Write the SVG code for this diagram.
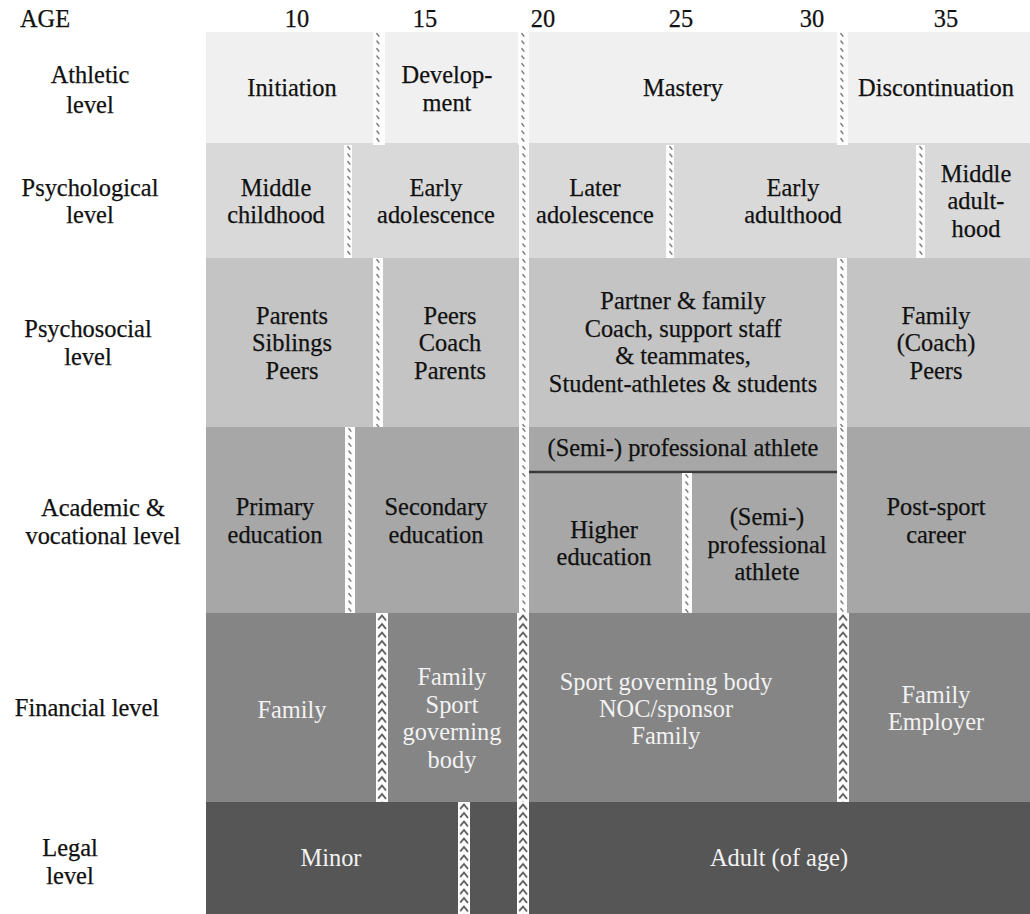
<svg xmlns="http://www.w3.org/2000/svg" width="1030" height="914" viewBox="0 0 1030 914">
<style>
text{font-family:'Liberation Serif','Times New Roman',serif;font-size:24.4px;text-anchor:middle}
.k{fill:#111;stroke:#111;stroke-width:0.25}
.w{fill:#f2f2f2}
.dv{fill:url(#dash)}
.cv{fill:url(#chev)}
</style>
<defs>
<pattern id="dash" patternUnits="userSpaceOnUse" width="10" height="7.5">
<rect width="10" height="7.5" fill="#fdfdfd"/>
<path d="M3.5,1.2 L6.3,4.6" stroke="#6a6a6a" stroke-width="1.3" fill="none"/>
</pattern>
<pattern id="chev" patternUnits="userSpaceOnUse" width="12" height="8.5">
<rect width="12" height="8.5" fill="#fdfdfd"/>
<path d="M2.2,7 L6,2.6 L10,7.4" stroke="#555" stroke-width="1.7" fill="none"/>
</pattern>
</defs>
<rect width="1030" height="914" fill="#fff"/>

<g id="header">
<text class="k" x="45" y="27">AGE</text>
<text class="k" x="297" y="27">10</text>
<text class="k" x="425" y="27">15</text>
<text class="k" x="543" y="27">20</text>
<text class="k" x="681" y="27">25</text>
<text class="k" x="812" y="27">30</text>
<text class="k" x="946" y="27">35</text>
</g>

<g id="row-labels">
<g id="lbl-athletic"><text class="k" x="90" y="83">Athletic</text><text class="k" x="90" y="113">level</text></g>
<g id="lbl-psych"><text class="k" x="90" y="196">Psychological</text><text class="k" x="90" y="223">level</text></g>
<g id="lbl-psychosocial"><text class="k" x="88" y="337">Psychosocial</text><text class="k" x="88" y="365">level</text></g>
<g id="lbl-academic"><text class="k" x="103" y="516">Academic &amp;</text><text class="k" x="103" y="544">vocational level</text></g>
<g id="lbl-financial"><text class="k" x="87" y="716">Financial level</text></g>
<g id="lbl-legal"><text class="k" x="70" y="856">Legal</text><text class="k" x="70" y="884">level</text></g>
</g>

<g id="row-backgrounds">
<rect x="206" y="32" width="824" height="111" fill="#f0f0f0"/>
<rect x="206" y="143" width="824" height="115" fill="#d9d9d9"/>
<rect x="206" y="258" width="824" height="169" fill="#c4c4c4"/>
<rect x="206" y="427" width="824" height="186" fill="#a7a7a7"/>
<rect x="206" y="613" width="824" height="189" fill="#858585"/>
<rect x="206" y="802" width="824" height="112" fill="#565656"/>
</g>

<g id="athletic">
<g id="initiation"><text class="k" x="292" y="96">Initiation</text></g>
<g id="development"><text class="k" x="447" y="83">Develop-</text><text class="k" x="447" y="111">ment</text></g>
<g id="mastery"><text class="k" x="683" y="96">Mastery</text></g>
<g id="discontinuation"><text class="k" x="936" y="96">Discontinuation</text></g>
</g>

<g id="psychological">
<g id="middle-childhood"><text class="k" x="276" y="196">Middle</text><text class="k" x="276" y="223">childhood</text></g>
<g id="early-adolescence"><text class="k" x="436" y="196">Early</text><text class="k" x="436" y="223">adolescence</text></g>
<g id="later-adolescence"><text class="k" x="595" y="196">Later</text><text class="k" x="595" y="223">adolescence</text></g>
<g id="early-adulthood"><text class="k" x="793" y="196">Early</text><text class="k" x="793" y="223">adulthood</text></g>
<g id="middle-adulthood"><text class="k" x="976" y="182">Middle</text><text class="k" x="976" y="209">adult-</text><text class="k" x="976" y="237">hood</text></g>
</g>

<g id="psychosocial">
<g id="ps-1"><text class="k" x="292" y="324">Parents</text><text class="k" x="292" y="351">Siblings</text><text class="k" x="292" y="379">Peers</text></g>
<g id="ps-2"><text class="k" x="450" y="324">Peers</text><text class="k" x="450" y="351">Coach</text><text class="k" x="450" y="379">Parents</text></g>
<g id="ps-3"><text class="k" x="683" y="309">Partner &amp; family</text><text class="k" x="683" y="337">Coach, support staff</text><text class="k" x="683" y="364">&amp; teammates,</text><text class="k" x="683" y="392">Student-athletes &amp; students</text></g>
<g id="ps-4"><text class="k" x="936" y="324">Family</text><text class="k" x="936" y="351">(Coach)</text><text class="k" x="936" y="379">Peers</text></g>
</g>

<g id="academic">
<g id="primary"><text class="k" x="275" y="515">Primary</text><text class="k" x="275" y="543">education</text></g>
<g id="secondary"><text class="k" x="436" y="515">Secondary</text><text class="k" x="436" y="543">education</text></g>
<g id="semi-pro-top"><text class="k" x="683" y="456">(Semi-) professional athlete</text>
<line x1="528" y1="472" x2="837" y2="472" stroke="#3a3a3a" stroke-width="2.5"/></g>
<g id="higher"><text class="k" x="604" y="538">Higher</text><text class="k" x="604" y="565">education</text></g>
<g id="semi-pro"><text class="k" x="767" y="525">(Semi-)</text><text class="k" x="767" y="553">professional</text><text class="k" x="767" y="580">athlete</text></g>
<g id="post-sport"><text class="k" x="936" y="515">Post-sport</text><text class="k" x="936" y="543">career</text></g>
</g>

<g id="financial">
<g id="fin-1"><text class="w" x="292" y="718">Family</text></g>
<g id="fin-2"><text class="w" x="452" y="685">Family</text><text class="w" x="452" y="713">Sport</text><text class="w" x="452" y="740">governing</text><text class="w" x="452" y="768">body</text></g>
<g id="fin-3"><text class="w" x="666" y="690">Sport governing body</text><text class="w" x="666" y="717">NOC/sponsor</text><text class="w" x="666" y="744">Family</text></g>
<g id="fin-4"><text class="w" x="936" y="703">Family</text><text class="w" x="936" y="730">Employer</text></g>
</g>

<g id="legal">
<g id="minor"><text class="w" x="331" y="866">Minor</text></g>
<g id="adult"><text class="w" x="779" y="866">Adult (of age)</text></g>
</g>

<g id="connectors">
<rect class="dv" transform="translate(373,32)" width="12" height="113"/>
<rect class="dv" transform="translate(518,32)" width="11" height="113"/>
<rect class="dv" transform="translate(837,32)" width="11" height="113"/>
<rect class="dv" transform="translate(344,145)" width="8" height="113"/>
<rect class="dv" transform="translate(519,145)" width="10" height="113"/>
<rect class="dv" transform="translate(666,145)" width="8" height="113"/>
<rect class="dv" transform="translate(916,145)" width="9" height="113"/>
<rect class="dv" transform="translate(373,258)" width="10" height="169"/>
<rect class="dv" transform="translate(519,258)" width="10" height="169"/>
<rect class="dv" transform="translate(837,258)" width="10" height="169"/>
<rect class="dv" transform="translate(345,427)" width="10" height="186"/>
<rect class="dv" transform="translate(519,427)" width="10" height="186"/>
<rect class="dv" transform="translate(682,473)" width="10" height="140"/>
<rect class="dv" transform="translate(837,427)" width="10" height="186"/>
<rect class="cv" transform="translate(376,613)" width="12" height="189"/>
<rect class="cv" transform="translate(517,613)" width="12" height="189"/>
<rect class="cv" transform="translate(837,613)" width="12" height="189"/>
<rect class="cv" transform="translate(458,802)" width="12" height="112"/>
<rect class="cv" transform="translate(517,802)" width="12" height="112"/>
</g>
</svg>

What is asked: Restate the whole listing above exactly, except for its images.

Complete output:
Write the SVG code for this diagram.
<svg xmlns="http://www.w3.org/2000/svg" width="1030" height="914" viewBox="0 0 1030 914">
<style>
text{font-family:'Liberation Serif','Times New Roman',serif;font-size:24.4px;text-anchor:middle}
.k{fill:#111;stroke:#111;stroke-width:0.25}
.w{fill:#f2f2f2}
.dv{fill:url(#dash)}
.cv{fill:url(#chev)}
</style>
<defs>
<pattern id="dash" patternUnits="userSpaceOnUse" width="10" height="7.5">
<rect width="10" height="7.5" fill="#fdfdfd"/>
<path d="M3.5,1.2 L6.3,4.6" stroke="#6a6a6a" stroke-width="1.3" fill="none"/>
</pattern>
<pattern id="chev" patternUnits="userSpaceOnUse" width="12" height="8.5">
<rect width="12" height="8.5" fill="#fdfdfd"/>
<path d="M2.2,7 L6,2.6 L10,7.4" stroke="#555" stroke-width="1.7" fill="none"/>
</pattern>
</defs>
<rect width="1030" height="914" fill="#fff"/>

<g id="header">
<text class="k" x="45" y="27">AGE</text>
<text class="k" x="297" y="27">10</text>
<text class="k" x="425" y="27">15</text>
<text class="k" x="543" y="27">20</text>
<text class="k" x="681" y="27">25</text>
<text class="k" x="812" y="27">30</text>
<text class="k" x="946" y="27">35</text>
</g>

<g id="row-labels">
<g id="lbl-athletic"><text class="k" x="90" y="83">Athletic</text><text class="k" x="90" y="113">level</text></g>
<g id="lbl-psych"><text class="k" x="90" y="196">Psychological</text><text class="k" x="90" y="223">level</text></g>
<g id="lbl-psychosocial"><text class="k" x="88" y="337">Psychosocial</text><text class="k" x="88" y="365">level</text></g>
<g id="lbl-academic"><text class="k" x="103" y="516">Academic &amp;</text><text class="k" x="103" y="544">vocational level</text></g>
<g id="lbl-financial"><text class="k" x="87" y="716">Financial level</text></g>
<g id="lbl-legal"><text class="k" x="70" y="856">Legal</text><text class="k" x="70" y="884">level</text></g>
</g>

<g id="row-backgrounds">
<rect x="206" y="32" width="824" height="111" fill="#f0f0f0"/>
<rect x="206" y="143" width="824" height="115" fill="#d9d9d9"/>
<rect x="206" y="258" width="824" height="169" fill="#c4c4c4"/>
<rect x="206" y="427" width="824" height="186" fill="#a7a7a7"/>
<rect x="206" y="613" width="824" height="189" fill="#858585"/>
<rect x="206" y="802" width="824" height="112" fill="#565656"/>
</g>

<g id="athletic">
<g id="initiation"><text class="k" x="292" y="96">Initiation</text></g>
<g id="development"><text class="k" x="447" y="83">Develop-</text><text class="k" x="447" y="111">ment</text></g>
<g id="mastery"><text class="k" x="683" y="96">Mastery</text></g>
<g id="discontinuation"><text class="k" x="936" y="96">Discontinuation</text></g>
</g>

<g id="psychological">
<g id="middle-childhood"><text class="k" x="276" y="196">Middle</text><text class="k" x="276" y="223">childhood</text></g>
<g id="early-adolescence"><text class="k" x="436" y="196">Early</text><text class="k" x="436" y="223">adolescence</text></g>
<g id="later-adolescence"><text class="k" x="595" y="196">Later</text><text class="k" x="595" y="223">adolescence</text></g>
<g id="early-adulthood"><text class="k" x="793" y="196">Early</text><text class="k" x="793" y="223">adulthood</text></g>
<g id="middle-adulthood"><text class="k" x="976" y="182">Middle</text><text class="k" x="976" y="209">adult-</text><text class="k" x="976" y="237">hood</text></g>
</g>

<g id="psychosocial">
<g id="ps-1"><text class="k" x="292" y="324">Parents</text><text class="k" x="292" y="351">Siblings</text><text class="k" x="292" y="379">Peers</text></g>
<g id="ps-2"><text class="k" x="450" y="324">Peers</text><text class="k" x="450" y="351">Coach</text><text class="k" x="450" y="379">Parents</text></g>
<g id="ps-3"><text class="k" x="683" y="309">Partner &amp; family</text><text class="k" x="683" y="337">Coach, support staff</text><text class="k" x="683" y="364">&amp; teammates,</text><text class="k" x="683" y="392">Student-athletes &amp; students</text></g>
<g id="ps-4"><text class="k" x="936" y="324">Family</text><text class="k" x="936" y="351">(Coach)</text><text class="k" x="936" y="379">Peers</text></g>
</g>

<g id="academic">
<g id="primary"><text class="k" x="275" y="515">Primary</text><text class="k" x="275" y="543">education</text></g>
<g id="secondary"><text class="k" x="436" y="515">Secondary</text><text class="k" x="436" y="543">education</text></g>
<g id="semi-pro-top"><text class="k" x="683" y="456">(Semi-) professional athlete</text>
<line x1="528" y1="472" x2="837" y2="472" stroke="#3a3a3a" stroke-width="2.5"/></g>
<g id="higher"><text class="k" x="604" y="538">Higher</text><text class="k" x="604" y="565">education</text></g>
<g id="semi-pro"><text class="k" x="767" y="525">(Semi-)</text><text class="k" x="767" y="553">professional</text><text class="k" x="767" y="580">athlete</text></g>
<g id="post-sport"><text class="k" x="936" y="515">Post-sport</text><text class="k" x="936" y="543">career</text></g>
</g>

<g id="financial">
<g id="fin-1"><text class="w" x="292" y="718">Family</text></g>
<g id="fin-2"><text class="w" x="452" y="685">Family</text><text class="w" x="452" y="713">Sport</text><text class="w" x="452" y="740">governing</text><text class="w" x="452" y="768">body</text></g>
<g id="fin-3"><text class="w" x="666" y="690">Sport governing body</text><text class="w" x="666" y="717">NOC/sponsor</text><text class="w" x="666" y="744">Family</text></g>
<g id="fin-4"><text class="w" x="936" y="703">Family</text><text class="w" x="936" y="730">Employer</text></g>
</g>

<g id="legal">
<g id="minor"><text class="w" x="331" y="866">Minor</text></g>
<g id="adult"><text class="w" x="779" y="866">Adult (of age)</text></g>
</g>

<g id="connectors">
<rect class="dv" transform="translate(373,32)" width="12" height="113"/>
<rect class="dv" transform="translate(518,32)" width="11" height="113"/>
<rect class="dv" transform="translate(837,32)" width="11" height="113"/>
<rect class="dv" transform="translate(344,145)" width="8" height="113"/>
<rect class="dv" transform="translate(519,145)" width="10" height="113"/>
<rect class="dv" transform="translate(666,145)" width="8" height="113"/>
<rect class="dv" transform="translate(916,145)" width="9" height="113"/>
<rect class="dv" transform="translate(373,258)" width="10" height="169"/>
<rect class="dv" transform="translate(519,258)" width="10" height="169"/>
<rect class="dv" transform="translate(837,258)" width="10" height="169"/>
<rect class="dv" transform="translate(345,427)" width="10" height="186"/>
<rect class="dv" transform="translate(519,427)" width="10" height="186"/>
<rect class="dv" transform="translate(682,473)" width="10" height="140"/>
<rect class="dv" transform="translate(837,427)" width="10" height="186"/>
<rect class="cv" transform="translate(376,613)" width="12" height="189"/>
<rect class="cv" transform="translate(517,613)" width="12" height="189"/>
<rect class="cv" transform="translate(837,613)" width="12" height="189"/>
<rect class="cv" transform="translate(458,802)" width="12" height="112"/>
<rect class="cv" transform="translate(517,802)" width="12" height="112"/>
</g>
</svg>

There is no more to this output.